PROBLEM TO SOLVE:
From the first line of the listing below to the line with "const fmt = (v: number)", print each line exactly, and nothing more. Leave out the pictures.
----- INFORMATION SUPPLIED -----
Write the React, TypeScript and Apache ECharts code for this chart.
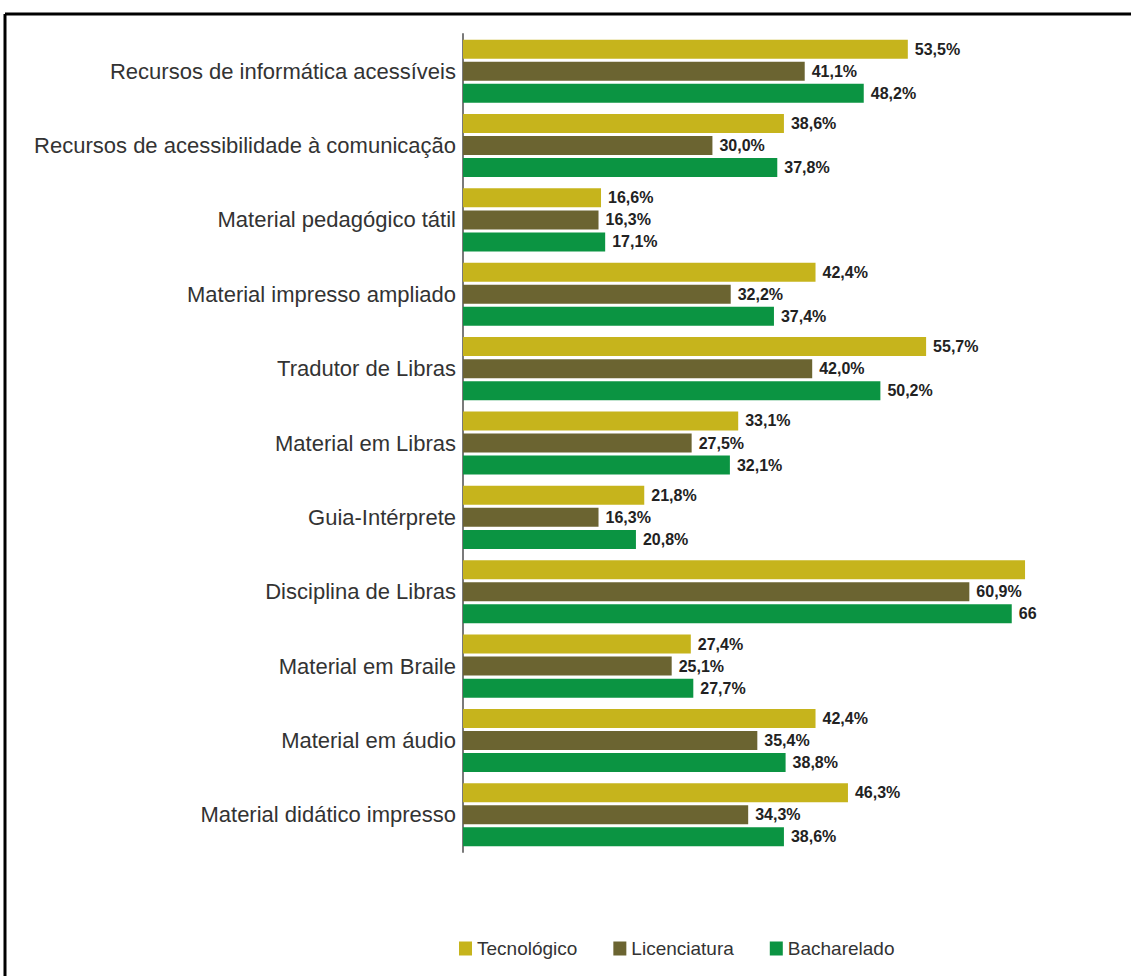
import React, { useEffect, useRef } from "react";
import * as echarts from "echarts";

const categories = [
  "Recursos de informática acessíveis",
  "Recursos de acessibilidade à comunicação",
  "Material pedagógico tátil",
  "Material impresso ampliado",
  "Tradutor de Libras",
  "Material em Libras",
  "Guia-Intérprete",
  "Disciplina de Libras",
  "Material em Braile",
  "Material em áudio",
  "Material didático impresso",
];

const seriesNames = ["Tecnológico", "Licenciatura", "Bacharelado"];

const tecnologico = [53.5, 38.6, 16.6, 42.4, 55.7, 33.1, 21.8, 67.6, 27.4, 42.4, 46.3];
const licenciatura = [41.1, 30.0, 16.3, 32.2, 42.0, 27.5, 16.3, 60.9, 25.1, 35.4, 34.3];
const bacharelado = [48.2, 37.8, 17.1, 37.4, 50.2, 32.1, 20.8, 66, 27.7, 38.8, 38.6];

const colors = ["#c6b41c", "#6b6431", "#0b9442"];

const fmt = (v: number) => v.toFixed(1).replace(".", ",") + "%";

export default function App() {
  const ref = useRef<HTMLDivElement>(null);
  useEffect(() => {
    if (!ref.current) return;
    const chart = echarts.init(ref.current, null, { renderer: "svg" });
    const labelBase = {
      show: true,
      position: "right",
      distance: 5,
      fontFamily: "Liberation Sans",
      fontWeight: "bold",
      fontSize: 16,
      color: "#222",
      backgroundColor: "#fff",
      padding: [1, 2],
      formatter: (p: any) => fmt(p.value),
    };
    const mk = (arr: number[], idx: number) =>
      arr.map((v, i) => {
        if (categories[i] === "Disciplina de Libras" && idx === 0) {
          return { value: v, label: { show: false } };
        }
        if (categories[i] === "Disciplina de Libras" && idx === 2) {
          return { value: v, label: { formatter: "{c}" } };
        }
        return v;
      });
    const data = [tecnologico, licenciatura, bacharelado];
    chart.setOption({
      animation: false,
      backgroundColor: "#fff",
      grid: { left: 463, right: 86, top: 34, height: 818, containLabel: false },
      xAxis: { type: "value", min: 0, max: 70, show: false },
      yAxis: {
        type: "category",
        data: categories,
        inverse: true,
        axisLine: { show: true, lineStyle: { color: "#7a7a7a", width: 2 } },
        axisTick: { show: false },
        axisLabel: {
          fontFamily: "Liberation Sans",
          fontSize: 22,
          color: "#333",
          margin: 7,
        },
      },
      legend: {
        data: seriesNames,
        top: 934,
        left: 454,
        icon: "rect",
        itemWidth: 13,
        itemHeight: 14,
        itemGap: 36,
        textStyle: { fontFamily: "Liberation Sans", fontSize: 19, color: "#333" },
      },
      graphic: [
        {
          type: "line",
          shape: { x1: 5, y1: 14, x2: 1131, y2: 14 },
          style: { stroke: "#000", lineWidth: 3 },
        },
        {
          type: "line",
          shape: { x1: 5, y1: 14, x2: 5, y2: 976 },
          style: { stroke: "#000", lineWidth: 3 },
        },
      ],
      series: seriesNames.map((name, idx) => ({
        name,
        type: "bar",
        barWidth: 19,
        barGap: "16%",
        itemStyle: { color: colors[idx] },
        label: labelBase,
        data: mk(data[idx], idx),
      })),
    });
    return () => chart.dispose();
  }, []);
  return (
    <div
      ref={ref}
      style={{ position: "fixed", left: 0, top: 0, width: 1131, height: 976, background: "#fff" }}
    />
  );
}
-----
EXERCISE RESULT:
Write the React, TypeScript and Apache ECharts code for this chart.
import React, { useEffect, useRef } from "react";
import * as echarts from "echarts";

const categories = [
  "Recursos de informática acessíveis",
  "Recursos de acessibilidade à comunicação",
  "Material pedagógico tátil",
  "Material impresso ampliado",
  "Tradutor de Libras",
  "Material em Libras",
  "Guia-Intérprete",
  "Disciplina de Libras",
  "Material em Braile",
  "Material em áudio",
  "Material didático impresso",
];

const seriesNames = ["Tecnológico", "Licenciatura", "Bacharelado"];

const tecnologico = [53.5, 38.6, 16.6, 42.4, 55.7, 33.1, 21.8, 67.6, 27.4, 42.4, 46.3];
const licenciatura = [41.1, 30.0, 16.3, 32.2, 42.0, 27.5, 16.3, 60.9, 25.1, 35.4, 34.3];
const bacharelado = [48.2, 37.8, 17.1, 37.4, 50.2, 32.1, 20.8, 66, 27.7, 38.8, 38.6];

const colors = ["#c6b41c", "#6b6431", "#0b9442"];

const fmt = (v: number) => v.toFixed(1).replace(".", ",") + "%";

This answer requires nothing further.